The Luxembourg-based court said that the company had to be regulated in the same way as other cab operators after a case brought by taxi drivers in Barcelona. The Silicon Valley giant had argued that it was a digital service enabling people to make contact with each other electronically, rather than a transport company.
Uber’s critics insisted that the ruling represented further criticism of the company’s business model and would force it to play by the same rules as its competitors.
Jason Moyer-Lee, the general secretary of the Independent Workers’ Union of Great Britain, which has brought a raft of gig economy-related claims, described the ruling as having “made clear, as a matter of law, what everyone already knew as a matter of common sense: Uber provides transportation services, not technology services”. Moyer-Lee went on to say that the ruling was “one more nail in the coffin for Uber's argument that it is simply an agent acting on behalf of drivers and therefore not liable to pay them minimum wage and holidays”.

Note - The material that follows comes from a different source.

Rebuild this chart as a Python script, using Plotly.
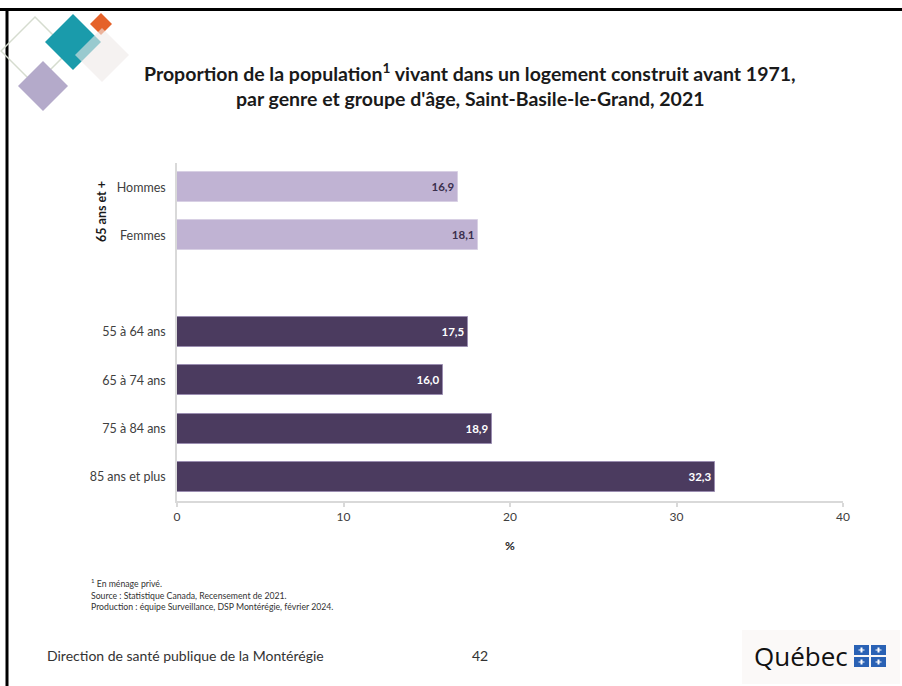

Lawyers pointed out that the European court decision would not directly affect Uber’s case in the British Court of Appeal in which the company is appealing against a finding that its drivers are workers. “So far Uber has argued both that it is a technology company putting consumers in touch with one another, and a traditional minicab business operating as an agency, but both have been rejected by the tribunals,” Rachel Farr, an employment lawyer at the London law firm Taylor Wessing, said.
But, she said, the ECJ ruling “is bound to make the forthcoming appeal harder for Uber by removing one possible argument it may choose to run”.